The detection of phosphine in Venus’ atmosphere was made by an international team using two different telescopes in different parts of the world. The team, led by astronomers working out of Cardiff University in the UK, first identified the compound using the James Clark Maxwell Telescope (JMCT), located in Hawaii. They then turned to the Atacama Large Millimetre/sub millimetre Array (ALMA) in Chile, equipped with more sensitive detectors than JCMT, to confirm their findings.
It’s important to note that while the phosphine has been identified, the team responsible for identifying it are not jumping to the conclusion it means there is life within the Venusian atmosphere. While – in our experience – it is generally the result of organic interactions, it can be produced in the laboratory, as noted, through chemical interactions – and Venus is a veritable chemical hothouse.
What is surprising is the amount of phosphine calculated to be in the cloud layer: roughly 20 parts per billion. While a comparatively tiny amount, it is astonishing to planetary astronomers because it’s long been assumed that if any phosphorus existed in Venus’ atmosphere, it would long ago have bonded with oxygen atoms, of which there are a lot around Venus, albeit the majority being bound within the dominant carbon dioxide.

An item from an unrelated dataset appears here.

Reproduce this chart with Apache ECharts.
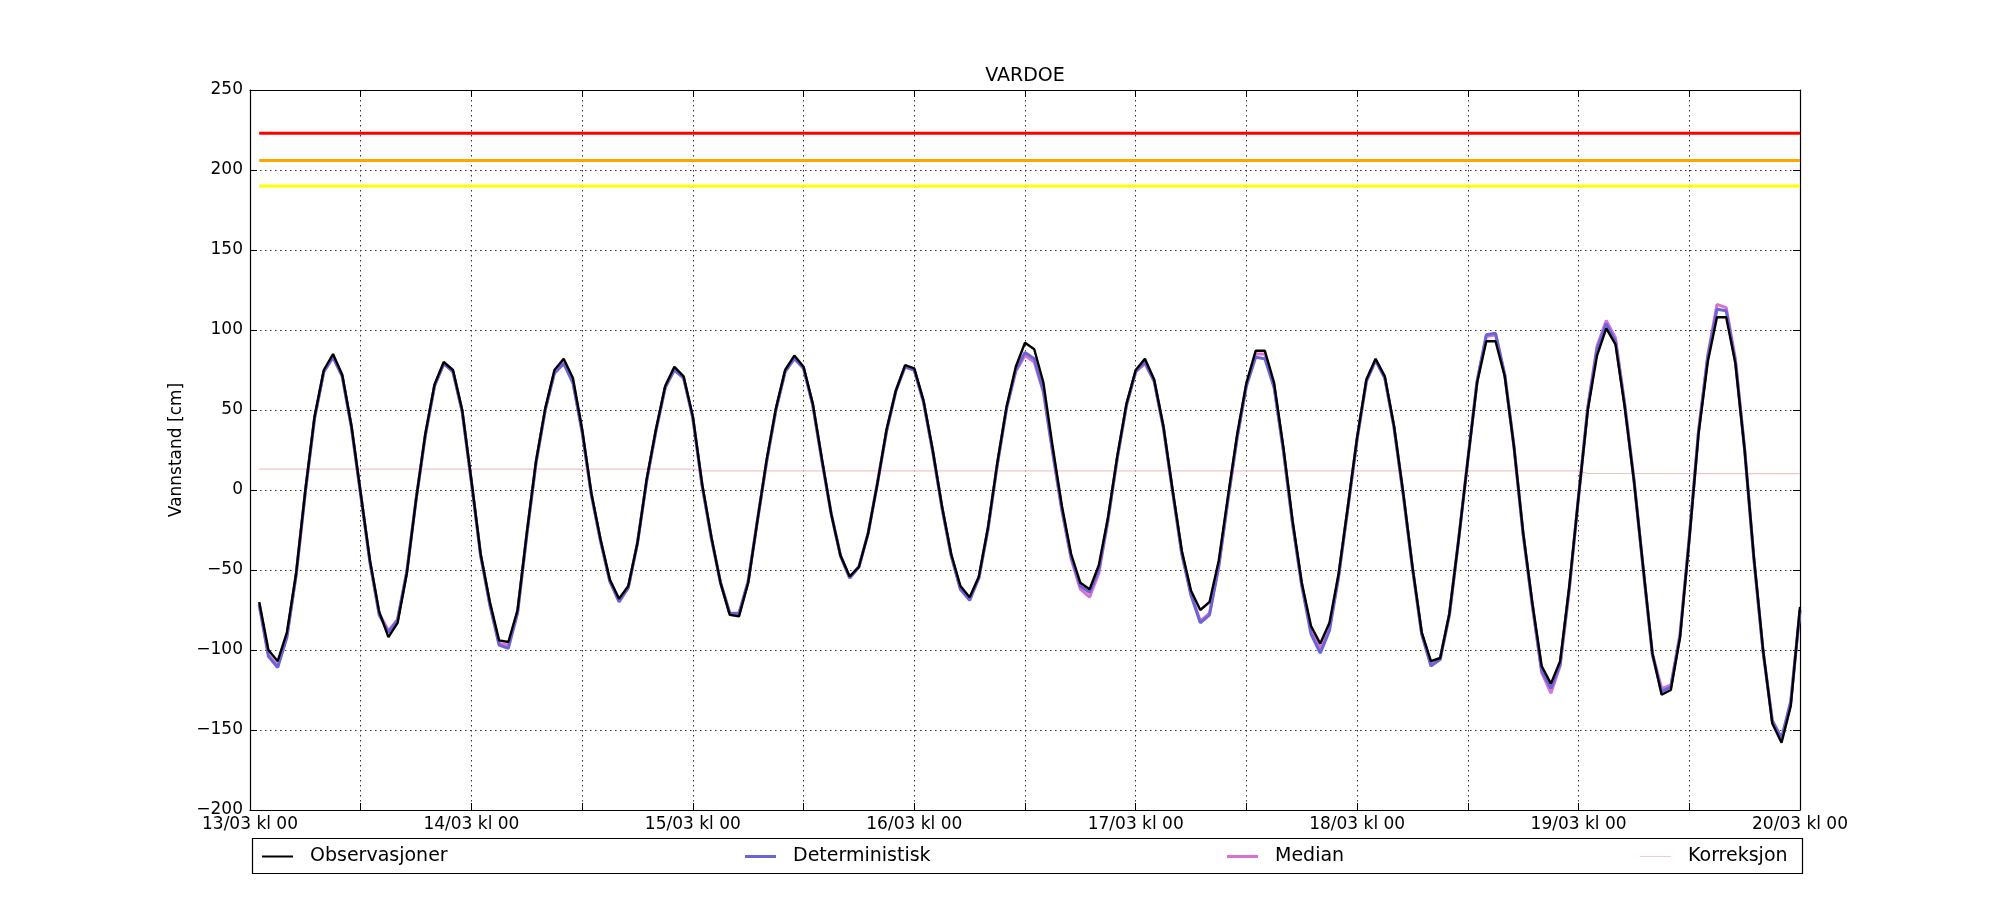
<!DOCTYPE html>
<html>
<head>
<meta charset="utf-8">
<script src="https://cdn.jsdelivr.net/npm/echarts@6/dist/echarts.min.js"></script>
<style>
  html, body { margin: 0; padding: 0; background: #fff; }
  #chart { width: 2000px; height: 900px; }
</style>
</head>
<body>
<div id="chart"></div>
<script>
// timeline: hours after 13/03 kl 00, first reading at hour 1
var startHour = 1;
var dayLabels = ['13/03 kl 00', '14/03 kl 00', '15/03 kl 00', '16/03 kl 00',
                 '17/03 kl 00', '18/03 kl 00', '19/03 kl 00', '20/03 kl 00'];

var observasjoner = [
  -70, -100, -107, -89, -52, 0, 46, 75, 85, 72, 40, -2,
  -44, -76, -92, -83, -52, -6, 35, 66, 80, 75, 50, 6,
  -40, -70, -94, -95, -75, -27, 18, 51, 75, 82, 70, 38,
  -2, -31, -56, -68, -60, -33, 7, 38, 65, 77, 71, 46,
  4, -29, -58, -78, -79, -58, -19, 19, 51, 75, 84, 77,
  54, 19, -15, -41, -54, -48, -27, 4, 38, 62, 78, 76,
  56, 25, -10, -40, -60, -67, -54, -23, 17, 52, 77, 92,
  88, 67, 27, -10, -40, -58, -62, -47, -17, 21, 54, 75,
  82, 69, 40, 0, -38, -63, -75, -70, -44, -4, 35, 67,
  87, 87, 67, 27, -19, -58, -85, -96, -83, -52, -10, 33,
  69, 82, 71, 40, -2, -48, -89, -107, -105, -77, -31, 19,
  67, 93, 93, 71, 27, -27, -71, -110, -121, -107, -60, -4,
  50, 84, 101, 91, 52, 6, -48, -102, -128, -125, -92, -31,
  35, 80, 108, 108, 79, 25, -42, -100, -146, -158, -135, -73
];

var deterministisk = [
  -72, -104, -111, -92, -53, -1, 45, 74, 83, 71, 39, -3,
  -45, -78, -89, -81, -51, -6, 34, 65, 79, 74, 49, 5,
  -41, -72, -97, -99, -77, -28, 17, 50, 73, 79, 67, 36,
  -3, -32, -57, -70, -61, -33, 6, 37, 64, 75, 70, 45,
  3, -30, -58, -77, -77, -57, -19, 18, 50, 74, 82, 76,
  53, 18, -15, -41, -55, -48, -27, 4, 37, 62, 77, 75,
  55, 24, -11, -41, -62, -69, -55, -24, 16, 51, 75, 86,
  82, 62, 24, -12, -42, -60, -64, -50, -18, 20, 53, 74,
  80, 68, 39, -1, -40, -66, -83, -78, -48, -6, 33, 65,
  83, 82, 64, 25, -21, -60, -90, -102, -88, -54, -11, 32,
  68, 81, 70, 39, -3, -49, -90, -110, -106, -78, -31, 19,
  68, 97, 98, 72, 27, -28, -72, -113, -124, -109, -61, -4,
  51, 88, 104, 93, 53, 6, -49, -103, -126, -123, -91, -30,
  36, 83, 113, 112, 80, 25, -43, -101, -144, -155, -132, -75
];

var median = [
  -71, -103, -110, -91, -53, -1, 45, 74, 83, 71, 39, -3,
  -45, -77, -88, -81, -51, -6, 34, 65, 79, 74, 49, 5,
  -41, -71, -96, -97, -76, -28, 17, 50, 74, 80, 68, 37,
  -3, -32, -57, -69, -61, -33, 6, 37, 64, 76, 70, 45,
  3, -30, -58, -77, -78, -57, -19, 18, 50, 74, 83, 76,
  53, 18, -15, -41, -55, -48, -27, 4, 37, 62, 77, 75,
  55, 24, -11, -41, -62, -68, -55, -24, 16, 51, 74, 84,
  80, 61, 23, -13, -43, -62, -67, -52, -19, 20, 53, 74,
  79, 68, 39, -1, -40, -65, -82, -77, -47, -6, 33, 66,
  85, 85, 65, 25, -21, -59, -88, -99, -86, -53, -11, 32,
  68, 81, 70, 39, -3, -49, -90, -109, -105, -78, -31, 19,
  68, 96, 97, 72, 27, -28, -73, -114, -127, -110, -62, -4,
  52, 90, 106, 95, 54, 7, -49, -102, -124, -122, -90, -30,
  37, 84, 116, 114, 82, 26, -43, -101, -145, -156, -133, -75
];

var korrHours = [1, 48, 49, 144, 145, 168];
var korrValues = [13, 13, 12, 12, 10.3, 10.2];

var alertLevels = [223, 206, 190];
var alertColors = ['#ff0000', '#ffa500', '#ffff00'];

function toPairs(values) {
  var out = [];
  for (var i = 0; i < values.length; i++) out.push([startHour + i, values[i]]);
  return out;
}

var FONT = 'DejaVu Sans';
var gridLine = { show: true, lineStyle: { color: '#333', width: 1, type: [1.5, 3.5] } };
var frame = { show: true, onZero: false, lineStyle: { color: '#000', width: 1.2 } };
var tickIn = { show: true, inside: true, length: 7, lineStyle: { color: '#000', width: 1 } };

var series = [];
for (var a = 0; a < alertLevels.length; a++) {
  series.push({
    type: 'line', symbol: 'none', silent: true,
    data: [[startHour, alertLevels[a]], [168, alertLevels[a]]],
    lineStyle: { color: alertColors[a], width: 3 }
  });
}
var korrPairs = [];
for (var k = 0; k < korrHours.length; k++) korrPairs.push([korrHours[k], korrValues[k]]);

series.push(
  { name: 'Korreksjon', type: 'line', symbol: 'none', data: korrPairs,
    itemStyle: { color: '#f0cccc' }, lineStyle: { color: '#f3c4c4', width: 1.2 } },
  { name: 'Median', type: 'line', symbol: 'none', data: toPairs(median),
    itemStyle: { color: '#da70d6' }, lineStyle: { color: '#da70d6', width: 3 } },
  { name: 'Deterministisk', type: 'line', symbol: 'none', data: toPairs(deterministisk),
    itemStyle: { color: '#6a64d4' }, lineStyle: { color: '#6a64d4', width: 3 } },
  { name: 'Observasjoner', type: 'line', symbol: 'none', data: toPairs(observasjoner),
    itemStyle: { color: '#000' }, lineStyle: { color: '#000', width: 2.4 } }
);

function legendAt(name, left, h) {
  return {
    data: [name], left: left, top: 842, orient: 'horizontal',
    icon: 'rect', itemWidth: 31, itemHeight: h, selectedMode: false,
    textStyle: { fontFamily: FONT, fontSize: 19, color: '#000', padding: [0, 0, 0, 12] }
  };
}

var chart = echarts.init(document.getElementById('chart'));
chart.setOption({
  animation: false,
  backgroundColor: '#fff',
  grid: { left: 250, right: 200, top: 90, bottom: 90 },
  legend: [
    legendAt('Observasjoner', 257, 2),
    legendAt('Deterministisk', 740, 3),
    legendAt('Median', 1222, 3),
    legendAt('Korreksjon', 1635, 1)
  ],
  graphic: [{
    type: 'text', x: 1025, y: 76, silent: true,
    style: { text: 'VARDOE', fontFamily: FONT, fontSize: 19, fill: '#000',
             align: 'center', verticalAlign: 'middle' }
  }, {
    type: 'rect', left: 250, top: 836, silent: true,
    shape: { width: 1550, height: 35 },
    style: { fill: 'none', stroke: '#000', lineWidth: 1.2 }
  }],
  xAxis: [{
    type: 'value', min: 0, max: 168, interval: 12, position: 'bottom',
    axisLine: frame, axisTick: tickIn, splitLine: gridLine,
    axisLabel: {
      fontFamily: FONT, fontSize: 17, color: '#000', margin: 6,
      showMinLabel: true, showMaxLabel: true, hideOverlap: false,
      formatter: function (v) { return v % 24 === 0 ? dayLabels[v / 24] : ''; }
    }
  }, {
    type: 'value', min: 0, max: 168, interval: 12, position: 'top',
    axisLine: frame, axisTick: tickIn, axisLabel: { show: false }, splitLine: { show: false }
  }],
  yAxis: [{
    type: 'value', min: -200, max: 250, interval: 50, position: 'left',
    name: 'Vannstand [cm]', nameLocation: 'middle', nameGap: 52, nameRotate: 90,
    nameTextStyle: { fontFamily: FONT, fontSize: 17, color: '#000' },
    axisLine: frame, axisTick: tickIn, splitLine: gridLine,
    axisLabel: {
      fontFamily: FONT, fontSize: 17, color: '#000', margin: 7,
      formatter: function (v) { return v < 0 ? '\u2212' + Math.abs(v) : String(v); }
    }
  }, {
    type: 'value', min: -200, max: 250, interval: 50, position: 'right',
    axisLine: frame, axisTick: tickIn, axisLabel: { show: false }, splitLine: { show: false }
  }],
  series: series
});
window.onresize = chart.resize;
</script>
</body>
</html>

Following their discovery the team, led by Jane Greaves of Cardiff University and ideo Sagawa at Kyoto Sangyo University, Japan, sought potentially natural means for the formation of phosphine around Venus. These included things such as chemical reactions in the atmosphere driven by strong sunlight or lightning, or the interaction of chemicals coming from volcanic activity, or delivered by meteorites. However, none of these mechanisms could account for the volume of phosphine Venus appears to have.
Even so, this doesn’t necessarily mean that the phosphine is the result of tiny Venuisan organisms; as the team note, it could be the result of as yet unknown photochemistry or geochemistry mechanisms within the planet’s atmosphere or the planet itself.
Although we concluded that known chemical processes cannot produce enough phosphine, there remains the possibility that some hitherto unknown abiotic process exists on Venus. We have a lot of homework to do before reaching an exotic conclusion, including re-observation of Venus to verify the present result itself.
– Study member ideo Sagawa
Obviously, to determine whether or not biotic or abiotic processes are responsible for the phosphine, further study – preferably close-up – of Venus’ atmosphere is required. Although further Earth-based observations from Earth can help confirm the volume of phosphine within the planet’s atmosphere, satellites orbiting Venus will offer a far more complete picture, simply because they can study the planet in detail over the course of years, building up a complete picture of its composition using spectrographic analysis.
Two Venus missions – VERITAS, the Venus Emissivity, Radio Science, InSAR, Topography, And Spectroscopy orbit and DAVINCI+, an atmospheric penetrator, are already being considered by NASA as planetary missions among missions to other destinations, with one of this group of proposals due to be selected in April 2021. Either could help sniff out the phosphine and potentially help identify its cause. Japan’s Akatsuki orbiter may also help in further studies of phosphine around Venus.
The private company Rocket Lab has been developing plans to mount its own mission to Venus for some time, using their Electron rocket, which has been operating since 2018, and their new Photon upper stage, which made its début in august 2020. Rocket Lab founder and CEO Peter Beck believes that Venus has been undervalued as a place for stud (although there have been some 30 fly, orbital and lander missions since 1962).